А в кино мы влюблялись все больше и больше. В Москву приехали итальянцы, и с десятилетним опозданием студенты смотрели «Пайзу» Роберто Росселини, «Без жалости» Альберто Латтуады, «Трагическую охоту» и «Горький рис» Джузеппе де Сантиса. Эти фильмы не шли в прокате, не укладывались в традиционное представление о прогрессивном итальянском кинематографе. Мы же были в восторге от итальянского неореализма. Он был для нас откровением, чем-то революционным — ничего общего с нашим пресным, как нам тогда казалось, кино. Но Андрей занят, на мой взгляд, странную позицию. Он заявил, что неореализм — это пройденный этап, что он уже не «срабатывает», повторяется, с ним покончено. Должно прийти что-то новое, его и надо искать. Заявление было довольно дерзкое, но брошенное не как полемическая граната, а как итог серьезного размышления. Все-таки как удивительно рано он это почувствовал! Он же не знал тогда, что Феллини уже снял «Мошенников», «Дорогу», «Ночи Кабирии», — мы увидим их только через пять-шесть лет. И конечно, даже не предполагал, что через двадцать лет многие из итальянских «Grandi» — звезд — окажутся в Италии его близкими друзьями.
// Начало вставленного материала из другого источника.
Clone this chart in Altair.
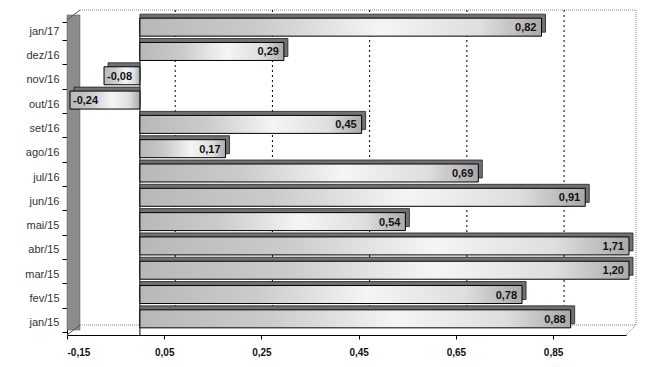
import altair as alt
import pandas as pd

months = ["jan/15", "fev/15", "mar/15", "abr/15", "mai/15", "jun/16", "jul/16",
          "ago/16", "set/16", "out/16", "nov/16", "dez/16", "jan/17"]
values = [0.88, 0.78, 1.20, 1.71, 0.54, 0.91, 0.69, 0.17, 0.45, -0.24, -0.08, 0.29, 0.82]
x_ticks = [-0.15, 0.05, 0.25, 0.45, 0.65, 0.85]
grid_ticks = [0.05, 0.25, 0.45, 0.65, 0.85]

df = pd.DataFrame({"mes": months, "v": values})
grid_df = pd.DataFrame({"v": grid_ticks})
zero_df = pd.DataFrame({"v": [0.0]})
one = pd.DataFrame({"k": [0]})

order = months[::-1]
FONT = "Liberation Sans"
W, H = 559, 316

xscale = alt.Scale(domain=[-0.15, 1.0], clamp=True, nice=False, zero=False)
yscale = alt.Scale(paddingInner=0.26, paddingOuter=0.13)
fmt = "replace(replace(format({}, '.2f'), '.', ','), '\u2212', '-')"

xaxis = alt.Axis(values=x_ticks, labelExpr=fmt.format("datum.value"), title=None, grid=False,
                 domainColor="black", tickColor="black", tickSize=4,
                 labelFont=FONT, labelFontSize=10, labelFontWeight="bold",
                 labelColor="#111", labelPadding=8)
xenc = alt.X("v:Q", scale=xscale, axis=xaxis)
yenc = alt.Y("mes:N", sort=order, scale=yscale,
             axis=alt.Axis(title=None, tickBand="extent", domainColor="black", tickColor="black",
                           tickSize=5, labelFont=FONT, labelFontSize=11, labelColor="#333",
                           labelPadding=3))

# 3D chrome: left wall, back wall border, floor
wall = alt.Chart(one).mark_rect(color="#8c8c8c", stroke="#555", strokeWidth=0.5).encode(
    x=alt.value(0), x2=alt.value(13), y=alt.value(-4), y2=alt.value(311))
wall_top = alt.Chart(one).mark_rule(color="#555").encode(
    x=alt.value(0), x2=alt.value(13), y=alt.value(1), y2=alt.value(-9))
wall_bot = alt.Chart(one).mark_rule(color="#555").encode(
    x=alt.value(0), x2=alt.value(13), y=alt.value(316), y2=alt.value(306))
back_top = alt.Chart(one).mark_rule(color="#888", strokeDash=[1, 1]).encode(
    x=alt.value(13), x2=alt.value(569), y=alt.value(-9))
back_right = alt.Chart(one).mark_rule(color="#888", strokeDash=[1, 1]).encode(
    x=alt.value(569), y=alt.value(-9), y2=alt.value(306))
floor_back = alt.Chart(one).mark_rule(color="#888", strokeDash=[1, 1]).encode(
    x=alt.value(13), x2=alt.value(569), y=alt.value(306))
floor_diag = alt.Chart(one).mark_rule(color="#888", strokeDash=[1, 1]).encode(
    x=alt.value(559), x2=alt.value(569), y=alt.value(316), y2=alt.value(306))

grid = alt.Chart(grid_df).mark_rule(color="black", strokeDash=[2, 3], xOffset=11).encode(
    x=xenc, y=alt.value(-9), y2=alt.value(306))

zero = alt.Chart(zero_df).mark_rule(color="black").encode(
    x=xenc, y=alt.value(0), y2=alt.value(H))

shade = alt.Chart(df).mark_bar(color="#707070", stroke="#222", strokeWidth=0.8,
                               xOffset=7, yOffset=-8).encode(x=xenc, x2=alt.datum(0), y=yenc)

grad = alt.Gradient(
    gradient="linear", x1=0, x2=1, y1=0, y2=0,
    stops=[alt.GradientStop(color="#b8b8b8", offset=0),
           alt.GradientStop(color="#cbcbcb", offset=0.3),
           alt.GradientStop(color="#f5f5f5", offset=0.6),
           alt.GradientStop(color="#dedede", offset=0.85),
           alt.GradientStop(color="#a9a9a9", offset=1)])
bars = alt.Chart(df).mark_bar(color=grad, stroke="black", strokeWidth=1,
                              xOffset=3, yOffset=-4).encode(x=xenc, x2=alt.datum(0), y=yenc)

lab = alt.Chart(df).transform_calculate(t=fmt.format("datum.v"))
pos_text = lab.transform_filter("datum.v >= 0").mark_text(
    align="right", baseline="middle", dx=-2, dy=-3, font=FONT, fontSize=11,
    fontWeight="bold", color="#111").encode(x=xenc, y=yenc, text="t:N")
neg_text = lab.transform_filter("datum.v < 0").mark_text(
    align="left", baseline="middle", dx=6, dy=-3, font=FONT, fontSize=11,
    fontWeight="bold", color="#111").encode(x=xenc, y=yenc, text="t:N")

chart = alt.layer(
    back_top, back_right, floor_back, floor_diag, grid, wall, wall_top, wall_bot,
    zero, shade, bars, pos_text, neg_text
).properties(
    width=W, height=H, autosize="none",
    padding={"left": 67, "top": 19, "right": 31, "bottom": 32},
    background="white"
).configure_view(stroke=None)

chart.save("out.html", embed_options={"renderer": "svg", "actions": False})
Не меньше, если не больше, итальянских фильмов нас волновали польские — А. Вайды, А. Мунка, Е. Кавалеровича и других. В польских картинах был обжигающе острый новый язык и иной, чем в советском кино, взгляд на недавно закончившуюся войну. Мы узнавали правду о героическом сопротивлении фашистам, о варшавском восстании. В этих фильмах было так много неожиданной славянской страсти, что весь ВГИК готов был встать в шесть утра, чтобы попасть на просмотры.